While the corporate bond ETF’s I’ve been using to illustrate these options only hold investment-grade securities, anyone who lived through 2008 knows that the term “investment-grade” can conceal just as much as it reveals. That being the case, you might simply chop your bond holdings into two categories: the federal bonds you hold because they’re ultra-secure and the corporate bonds you hold to optimize some other value, like yield, duration, or credit.
As mentioned, VTBIX holds about 43% of its value in federal securities. If that’s the level of Treasury security you want in your domestic bond portfolio, you can simply allocate 43% of your domestic bond portfolio to a short-term bond ETF like VGSH. With that out of the way, you can set about optimizing your corporate bonds for some other value. Portfolio Visualizer has a nice, free tool that lets you optimize a portfolio for things like Sharpe ratio or risk parity (note: I have nothing to do with Portfolio Visualizer and don’t vouch for any of their tools or results).
Conclusion
As a general rule, bonds are helpful to have even in the most aggressive investment portfolio, not because they’re expected to contribute to total return, but because their imperfect correlation with stocks means they periodically present opportunities to rebalance into higher-expected-return assets. Treasury bonds offer the additional advantage of a federal guarantee of their value (if held to maturity) and exemption from state income taxes.

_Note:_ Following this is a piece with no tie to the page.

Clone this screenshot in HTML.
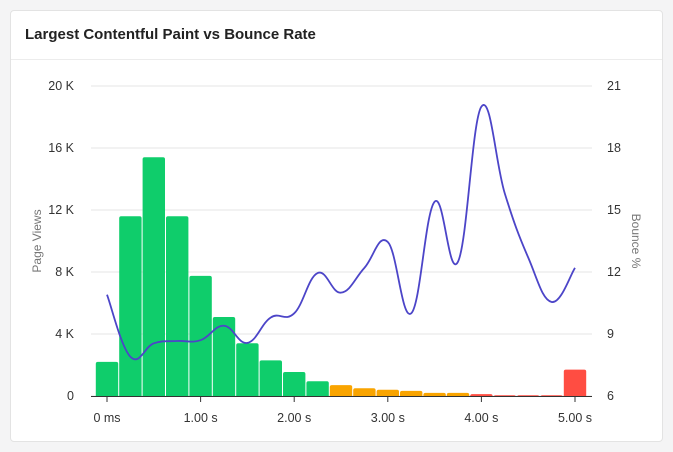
<!DOCTYPE html>
<html><head><meta charset="utf-8"><style>
body{margin:0;background:#f4f4f5;font-family:"Liberation Sans",sans-serif;}
.card{position:absolute;left:10px;top:10px;width:651px;height:430px;background:#fff;border:1px solid #e3e3e3;border-radius:4px;}
.hdr{height:48px;border-bottom:1px solid #ececec;font-size:15px;font-weight:bold;color:#222;line-height:48px;padding-left:14px;}
svg{position:absolute;left:0;top:0}
text{font-family:"Liberation Sans",sans-serif;font-size:12.5px;fill:#333}
</style></head><body>
<div class="card"><div class="hdr">Largest Contentful Paint vs Bounce Rate</div></div>
<svg id="c" width="673" height="452"></svg>
<script>
const categories=[0,0.25,0.5,0.75,1,1.25,1.5,1.75,2,2.25,2.5,2.75,3,3.25,3.5,3.75,4,4.25,4.5,4.75,5];
const pageViews=[2.2,11.6,15.4,11.6,7.75,5.1,3.4,2.3,1.55,0.95,0.7,0.5,0.4,0.33,0.2,0.2,0.12,0.05,0.05,0.05,1.7];
const bounce=[10.9,7.9,8.55,8.66,8.7,9.4,8.57,9.8,10.0,11.95,11.0,12.2,13.45,10.0,15.4,12.5,20.0,15.8,12.7,10.55,12.2];
const leftTicks=[0,4,8,12,16,20];
const leftLabels=["0","4 K","8 K","12 K","16 K","20 K"];
const rightTicks=[6,9,12,15,18,21];
const xTicks=[0,1,2,3,4,5];
const xLabels=["0 ms","1.00 s","2.00 s","3.00 s","4.00 s","5.00 s"];
const svg=document.getElementById('c');const NS='http://www.w3.org/2000/svg';
const X=v=>107+v*93.6, YL=v=>396-v*15.5, YR=v=>396-(v-6)*310/15;
function mk(t,a,txt){const e=document.createElementNS(NS,t);for(const k in a)e.setAttribute(k,a[k]);if(txt!==undefined)e.textContent=txt;svg.appendChild(e);return e;}
leftTicks.forEach((t,i)=>{
 const g=mk('line',{x1:91,x2:592,y1:YL(t),y2:YL(t),stroke:'#e6e6e6'});
 
 
 const l=mk('text',{x:74,y:YL(t)+4,'text-anchor':'end'},leftLabels[i]);
 
 
});
rightTicks.forEach(t=>{
 const l=mk('text',{x:607,y:YR(t)+4},String(t));
 
 
});
const colors=i=>i<10?'#0fcd6b':i<16?'#f9a400':'#ff4d42';
const bw=93.6*0.25;
pageViews.forEach((v,i)=>{
 const x=X(categories[i])-bw/2+0.5, y=YL(v);
 const r=mk('path',{d:`M${x},396V${y+2}q0,-2 2,-2h${bw-5}q2,0 2,2V396Z`,fill:colors(i)});
 
 
});
const ax=mk('line',{x1:91,x2:592,y1:396.5,y2:396.5,stroke:'#333'});


xTicks.forEach((t,i)=>{
 mk('line',{x1:X(t),x2:X(t),y1:396,y2:402,stroke:'#333'});
 const l=mk('text',{x:X(t),y:422,'text-anchor':'middle'},xLabels[i]);
 
 
});
const pts=bounce.map((b,i)=>[X(categories[i]),YR(b)]);
let d=`M${pts[0][0]},${pts[0][1]}`;
for(let i=0;i<pts.length-1;i++){
 const p0=pts[Math.max(0,i-1)],p1=pts[i],p2=pts[i+1],p3=pts[Math.min(pts.length-1,i+2)];
 const t=0.2;
 d+=`C${p1[0]+(p2[0]-p0[0])*t},${p1[1]+(p2[1]-p0[1])*t} ${p2[0]-(p3[0]-p1[0])*t},${p2[1]-(p3[1]-p1[1])*t} ${p2[0]},${p2[1]}`;
}
const ln=mk('path',{d,fill:'none',stroke:'#4c45c8','stroke-width':1.8});


const yl=mk('text',{transform:'translate(41,241) rotate(-90)','text-anchor':'middle',style:'fill:#777;font-size:12px'},'Page Views');


const yr=mk('text',{transform:'translate(632,241) rotate(90)','text-anchor':'middle',style:'fill:#777;font-size:12px'},'Bounce %');


</script>
</body></html>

In tax-advantaged accounts, you may well value the imperfect correlation of investment-grade bonds with stocks, and you may well value the federal backing of Treasury securities, but you should not value the state income tax exemption at all: you’re not paying state taxes on the income either way. That means there should be some margin at which you’re willing to shift away from the default allocation to federal bonds, either in order to reduce your risk even more, to collect additional yield from investment-grade corporate bonds, or to optimize your portfolio across both risk and yield.